STATED EXERCISE>
Which lines fall between the line holding "Output the LaTeX" and the line holding "(t3) at (899,21)", inclusive? Retype them exactly, without the pictures, and add nothing else.

MATERIAL PROVIDED>
>>>>

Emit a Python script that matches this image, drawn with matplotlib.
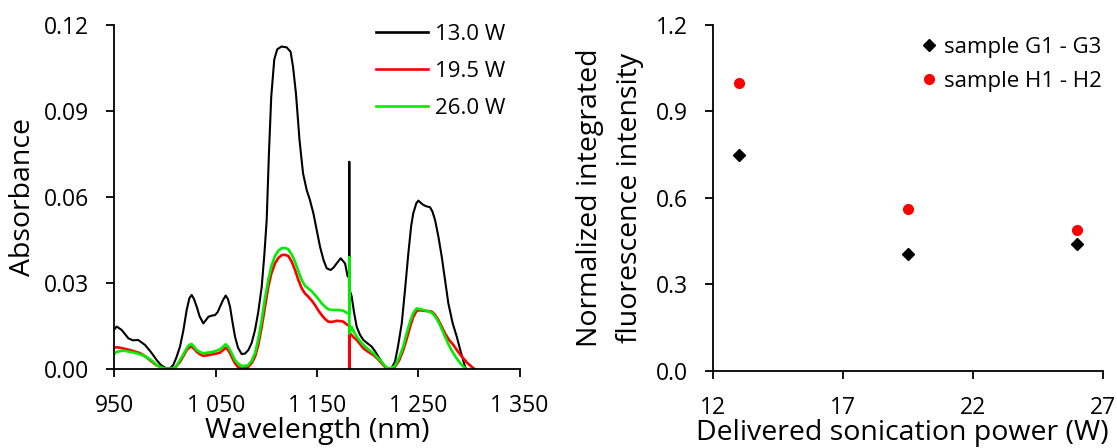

<<<<
>>>>

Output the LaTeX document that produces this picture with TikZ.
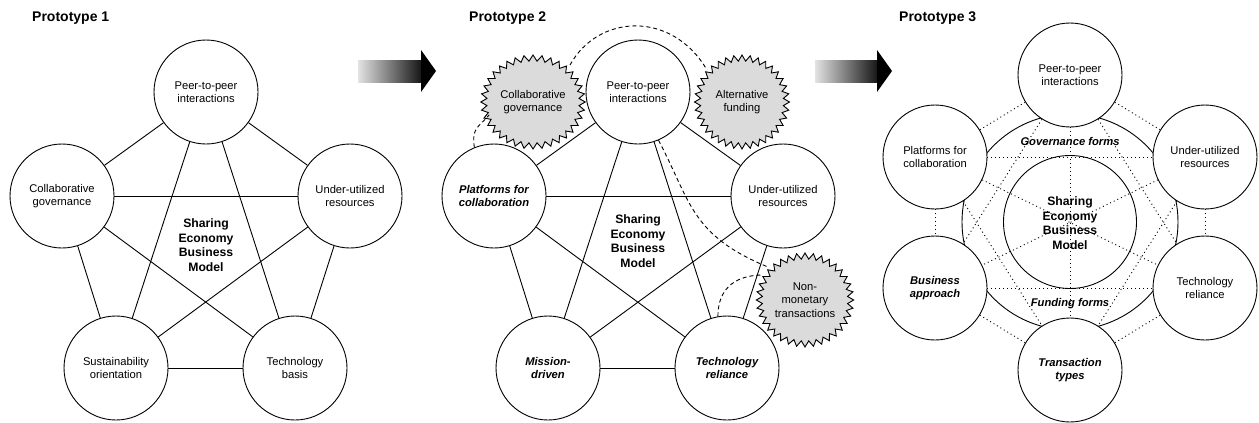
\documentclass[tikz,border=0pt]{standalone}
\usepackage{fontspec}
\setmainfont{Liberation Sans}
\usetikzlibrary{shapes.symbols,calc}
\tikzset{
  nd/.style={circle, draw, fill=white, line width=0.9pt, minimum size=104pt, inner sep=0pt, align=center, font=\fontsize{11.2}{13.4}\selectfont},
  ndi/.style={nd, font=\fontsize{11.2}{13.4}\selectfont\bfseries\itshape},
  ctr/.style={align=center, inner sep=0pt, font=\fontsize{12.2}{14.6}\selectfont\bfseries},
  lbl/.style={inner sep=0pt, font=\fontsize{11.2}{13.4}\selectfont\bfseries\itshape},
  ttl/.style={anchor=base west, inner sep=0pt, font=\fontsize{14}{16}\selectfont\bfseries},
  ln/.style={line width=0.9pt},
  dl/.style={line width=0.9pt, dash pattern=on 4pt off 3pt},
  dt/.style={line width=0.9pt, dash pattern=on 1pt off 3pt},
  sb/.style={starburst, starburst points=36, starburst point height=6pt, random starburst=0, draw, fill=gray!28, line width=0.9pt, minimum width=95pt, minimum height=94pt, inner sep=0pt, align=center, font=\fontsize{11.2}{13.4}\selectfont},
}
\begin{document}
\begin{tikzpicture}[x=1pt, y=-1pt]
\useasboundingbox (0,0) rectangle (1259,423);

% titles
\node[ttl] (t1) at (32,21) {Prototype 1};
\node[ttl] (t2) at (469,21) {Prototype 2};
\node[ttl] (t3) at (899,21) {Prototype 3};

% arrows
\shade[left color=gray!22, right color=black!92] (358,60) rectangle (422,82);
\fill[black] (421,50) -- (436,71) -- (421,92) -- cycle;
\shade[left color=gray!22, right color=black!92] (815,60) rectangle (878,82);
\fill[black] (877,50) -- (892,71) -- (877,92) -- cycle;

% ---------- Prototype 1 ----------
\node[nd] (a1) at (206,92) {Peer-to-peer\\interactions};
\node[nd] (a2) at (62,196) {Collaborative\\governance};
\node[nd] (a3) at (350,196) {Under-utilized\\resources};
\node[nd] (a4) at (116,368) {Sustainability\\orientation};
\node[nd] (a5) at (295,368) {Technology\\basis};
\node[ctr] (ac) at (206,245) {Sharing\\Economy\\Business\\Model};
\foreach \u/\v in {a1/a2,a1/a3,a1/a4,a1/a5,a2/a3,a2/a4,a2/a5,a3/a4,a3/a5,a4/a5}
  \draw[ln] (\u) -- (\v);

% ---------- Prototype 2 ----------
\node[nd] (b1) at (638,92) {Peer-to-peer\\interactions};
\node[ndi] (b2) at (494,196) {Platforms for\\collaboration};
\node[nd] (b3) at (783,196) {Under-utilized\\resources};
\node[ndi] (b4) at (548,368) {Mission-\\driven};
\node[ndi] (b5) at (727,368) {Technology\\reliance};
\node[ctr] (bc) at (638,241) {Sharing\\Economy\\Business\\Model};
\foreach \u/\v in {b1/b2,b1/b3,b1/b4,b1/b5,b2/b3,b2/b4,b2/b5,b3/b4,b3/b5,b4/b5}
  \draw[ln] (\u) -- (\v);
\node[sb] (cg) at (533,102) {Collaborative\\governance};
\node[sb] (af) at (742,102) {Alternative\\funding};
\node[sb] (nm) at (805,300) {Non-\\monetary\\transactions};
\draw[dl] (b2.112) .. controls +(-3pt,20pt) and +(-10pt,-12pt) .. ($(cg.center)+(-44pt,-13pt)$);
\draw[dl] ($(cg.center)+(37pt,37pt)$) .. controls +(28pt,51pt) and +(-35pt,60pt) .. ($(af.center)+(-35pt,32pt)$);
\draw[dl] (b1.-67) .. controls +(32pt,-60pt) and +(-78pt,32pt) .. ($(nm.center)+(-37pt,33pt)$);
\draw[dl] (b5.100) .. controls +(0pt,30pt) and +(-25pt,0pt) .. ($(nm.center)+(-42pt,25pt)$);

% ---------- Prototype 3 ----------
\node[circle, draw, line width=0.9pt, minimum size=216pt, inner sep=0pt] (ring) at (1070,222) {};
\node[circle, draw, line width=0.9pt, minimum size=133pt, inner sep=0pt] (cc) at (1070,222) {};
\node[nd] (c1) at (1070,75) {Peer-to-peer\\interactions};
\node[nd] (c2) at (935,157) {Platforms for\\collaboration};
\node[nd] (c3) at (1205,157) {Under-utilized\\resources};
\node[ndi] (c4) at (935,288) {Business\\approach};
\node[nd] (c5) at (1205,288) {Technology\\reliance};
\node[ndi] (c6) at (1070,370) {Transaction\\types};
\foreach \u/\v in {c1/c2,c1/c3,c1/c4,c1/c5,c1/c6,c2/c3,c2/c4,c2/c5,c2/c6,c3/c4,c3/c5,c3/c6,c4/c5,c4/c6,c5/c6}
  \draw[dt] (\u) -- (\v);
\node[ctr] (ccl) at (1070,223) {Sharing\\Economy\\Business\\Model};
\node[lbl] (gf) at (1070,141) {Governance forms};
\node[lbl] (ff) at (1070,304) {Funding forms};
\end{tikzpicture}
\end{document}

<<<<

TASK RESPONSE>
Output the LaTeX document that produces this picture with TikZ.
\documentclass[tikz,border=0pt]{standalone}
\usepackage{fontspec}
\setmainfont{Liberation Sans}
\usetikzlibrary{shapes.symbols,calc}
\tikzset{
  nd/.style={circle, draw, fill=white, line width=0.9pt, minimum size=104pt, inner sep=0pt, align=center, font=\fontsize{11.2}{13.4}\selectfont},
  ndi/.style={nd, font=\fontsize{11.2}{13.4}\selectfont\bfseries\itshape},
  ctr/.style={align=center, inner sep=0pt, font=\fontsize{12.2}{14.6}\selectfont\bfseries},
  lbl/.style={inner sep=0pt, font=\fontsize{11.2}{13.4}\selectfont\bfseries\itshape},
  ttl/.style={anchor=base west, inner sep=0pt, font=\fontsize{14}{16}\selectfont\bfseries},
  ln/.style={line width=0.9pt},
  dl/.style={line width=0.9pt, dash pattern=on 4pt off 3pt},
  dt/.style={line width=0.9pt, dash pattern=on 1pt off 3pt},
  sb/.style={starburst, starburst points=36, starburst point height=6pt, random starburst=0, draw, fill=gray!28, line width=0.9pt, minimum width=95pt, minimum height=94pt, inner sep=0pt, align=center, font=\fontsize{11.2}{13.4}\selectfont},
}
\begin{document}
\begin{tikzpicture}[x=1pt, y=-1pt]
\useasboundingbox (0,0) rectangle (1259,423);

% titles
\node[ttl] (t1) at (32,21) {Prototype 1};
\node[ttl] (t2) at (469,21) {Prototype 2};
\node[ttl] (t3) at (899,21) {Prototype 3};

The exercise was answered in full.